§ Data lines
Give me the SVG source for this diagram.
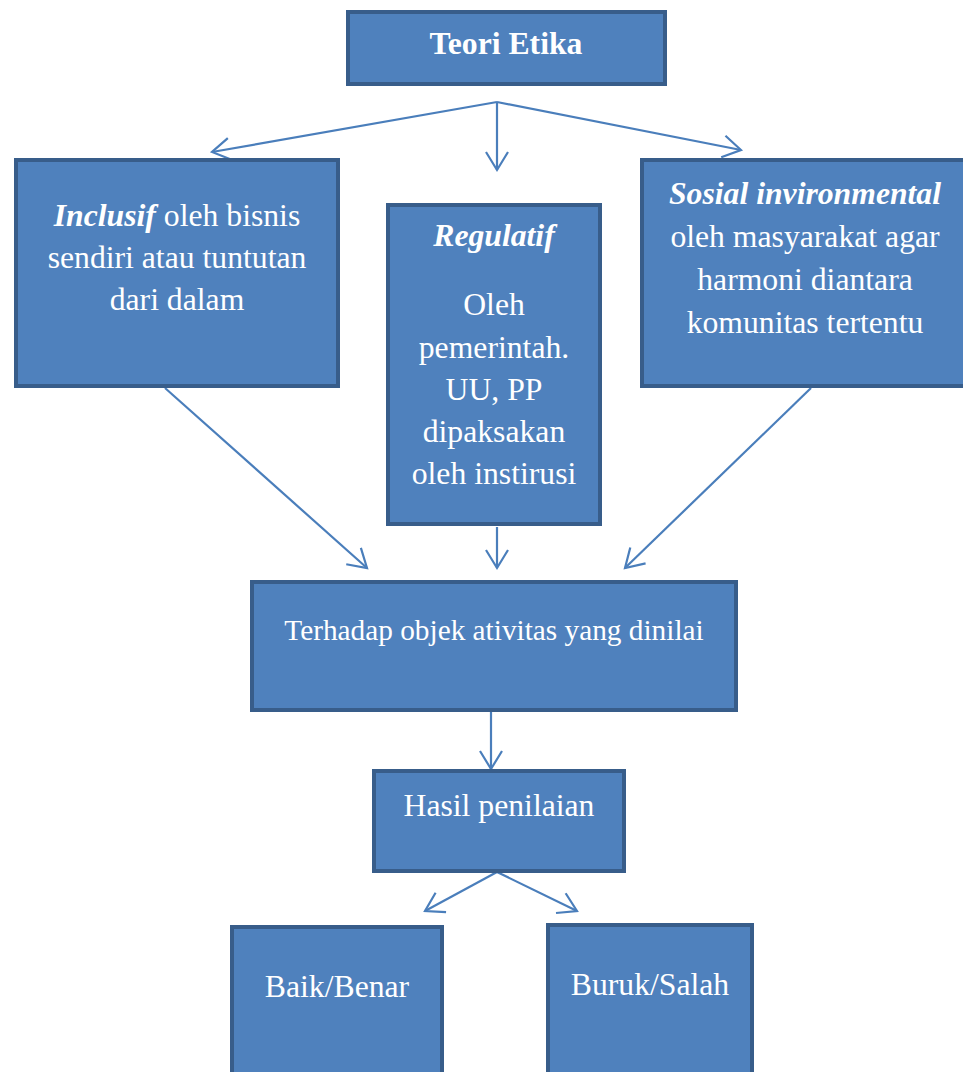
<svg xmlns="http://www.w3.org/2000/svg" width="963" height="1072" viewBox="0 0 963 1072">
<defs>
<style>
.box{fill:#4F81BD;stroke:#385D8A;stroke-width:4;}
.t{font-family:"Liberation Serif","Times New Roman",serif;font-size:31.7px;fill:#FFFFFF;text-anchor:middle;}
.s{font-size:29.3px;}
.b{font-weight:bold;}
.bi{font-weight:bold;font-style:italic;}
.con{stroke:#4A7EBB;stroke-width:2.2;fill:none;marker-end:url(#arr);}
</style>
<marker id="arr" markerUnits="userSpaceOnUse" markerWidth="26" markerHeight="26" viewBox="0 0 26 26" refX="22" refY="13" orient="auto">
<path d="M4,2 L22,13 L4,24" fill="none" stroke="#4A7EBB" stroke-width="2.2"/>
</marker>
</defs>
<rect width="963" height="1072" fill="#FFFFFF"/>
<g id="connectors">
<line class="con" x1="497" y1="102" x2="212" y2="152"/>
<line class="con" x1="497" y1="102" x2="497" y2="170"/>
<line class="con" x1="497" y1="102" x2="741" y2="150"/>
<line class="con" x1="165" y1="388" x2="367" y2="568"/>
<line class="con" x1="497" y1="527" x2="497" y2="568"/>
<line class="con" x1="811" y1="388" x2="625" y2="568"/>
<line class="con" x1="491" y1="712" x2="491" y2="769"/>
<line class="con" x1="497" y1="872" x2="425" y2="911"/>
<line class="con" x1="497" y1="872" x2="577" y2="911"/>
</g>
<g id="teori">
<rect class="box" x="348" y="12" width="317" height="72"/>
<text class="t b" x="506" y="54">Teori Etika</text>
</g>
<g id="inclusif">
<rect class="box" x="16" y="160" width="322" height="226"/>
<text class="t" x="177" y="226"><tspan class="bi">Inclusif</tspan> oleh bisnis</text>
<text class="t" x="177" y="268">sendiri atau tuntutan</text>
<text class="t" x="177" y="310">dari dalam</text>
</g>
<g id="regulatif">
<rect class="box" x="388" y="205" width="212" height="319"/>
<text class="t bi" x="494" y="246">Regulatif</text>
<text class="t" x="494" y="315">Oleh</text>
<text class="t" x="494" y="358">pemerintah.</text>
<text class="t" x="494" y="400">UU, PP</text>
<text class="t" x="494" y="442">dipaksakan</text>
<text class="t" x="494" y="484">oleh instirusi</text>
</g>
<g id="sosial">
<rect class="box" x="642" y="160" width="330" height="226"/>
<text class="t bi" x="805" y="204">Sosial invironmental</text>
<text class="t" x="805" y="247">oleh masyarakat agar</text>
<text class="t" x="805" y="290">harmoni diantara</text>
<text class="t" x="805" y="333">komunitas tertentu</text>
</g>
<g id="terhadap">
<rect class="box" x="252" y="582" width="484" height="128"/>
<text class="t s" x="494" y="640">Terhadap objek ativitas yang dinilai</text>
</g>
<g id="hasil">
<rect class="box" x="374" y="771" width="250" height="100"/>
<text class="t" x="499" y="816">Hasil penilaian</text>
</g>
<g id="baik">
<rect class="box" x="232" y="927" width="210" height="160"/>
<text class="t" x="337" y="997">Baik/Benar</text>
</g>
<g id="buruk">
<rect class="box" x="548" y="925" width="204" height="160"/>
<text class="t" x="650" y="995">Buruk/Salah</text>
</g>
</svg>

§ Set task
Omit every picture while copying the listing above exactly.

§ Final answer
Give me the SVG source for this diagram.
<svg xmlns="http://www.w3.org/2000/svg" width="963" height="1072" viewBox="0 0 963 1072">
<defs>
<style>
.box{fill:#4F81BD;stroke:#385D8A;stroke-width:4;}
.t{font-family:"Liberation Serif","Times New Roman",serif;font-size:31.7px;fill:#FFFFFF;text-anchor:middle;}
.s{font-size:29.3px;}
.b{font-weight:bold;}
.bi{font-weight:bold;font-style:italic;}
.con{stroke:#4A7EBB;stroke-width:2.2;fill:none;marker-end:url(#arr);}
</style>
<marker id="arr" markerUnits="userSpaceOnUse" markerWidth="26" markerHeight="26" viewBox="0 0 26 26" refX="22" refY="13" orient="auto">
<path d="M4,2 L22,13 L4,24" fill="none" stroke="#4A7EBB" stroke-width="2.2"/>
</marker>
</defs>
<rect width="963" height="1072" fill="#FFFFFF"/>
<g id="connectors">
<line class="con" x1="497" y1="102" x2="212" y2="152"/>
<line class="con" x1="497" y1="102" x2="497" y2="170"/>
<line class="con" x1="497" y1="102" x2="741" y2="150"/>
<line class="con" x1="165" y1="388" x2="367" y2="568"/>
<line class="con" x1="497" y1="527" x2="497" y2="568"/>
<line class="con" x1="811" y1="388" x2="625" y2="568"/>
<line class="con" x1="491" y1="712" x2="491" y2="769"/>
<line class="con" x1="497" y1="872" x2="425" y2="911"/>
<line class="con" x1="497" y1="872" x2="577" y2="911"/>
</g>
<g id="teori">
<rect class="box" x="348" y="12" width="317" height="72"/>
<text class="t b" x="506" y="54">Teori Etika</text>
</g>
<g id="inclusif">
<rect class="box" x="16" y="160" width="322" height="226"/>
<text class="t" x="177" y="226"><tspan class="bi">Inclusif</tspan> oleh bisnis</text>
<text class="t" x="177" y="268">sendiri atau tuntutan</text>
<text class="t" x="177" y="310">dari dalam</text>
</g>
<g id="regulatif">
<rect class="box" x="388" y="205" width="212" height="319"/>
<text class="t bi" x="494" y="246">Regulatif</text>
<text class="t" x="494" y="315">Oleh</text>
<text class="t" x="494" y="358">pemerintah.</text>
<text class="t" x="494" y="400">UU, PP</text>
<text class="t" x="494" y="442">dipaksakan</text>
<text class="t" x="494" y="484">oleh instirusi</text>
</g>
<g id="sosial">
<rect class="box" x="642" y="160" width="330" height="226"/>
<text class="t bi" x="805" y="204">Sosial invironmental</text>
<text class="t" x="805" y="247">oleh masyarakat agar</text>
<text class="t" x="805" y="290">harmoni diantara</text>
<text class="t" x="805" y="333">komunitas tertentu</text>
</g>
<g id="terhadap">
<rect class="box" x="252" y="582" width="484" height="128"/>
<text class="t s" x="494" y="640">Terhadap objek ativitas yang dinilai</text>
</g>
<g id="hasil">
<rect class="box" x="374" y="771" width="250" height="100"/>
<text class="t" x="499" y="816">Hasil penilaian</text>
</g>
<g id="baik">
<rect class="box" x="232" y="927" width="210" height="160"/>
<text class="t" x="337" y="997">Baik/Benar</text>
</g>
<g id="buruk">
<rect class="box" x="548" y="925" width="204" height="160"/>
<text class="t" x="650" y="995">Buruk/Salah</text>
</g>
</svg>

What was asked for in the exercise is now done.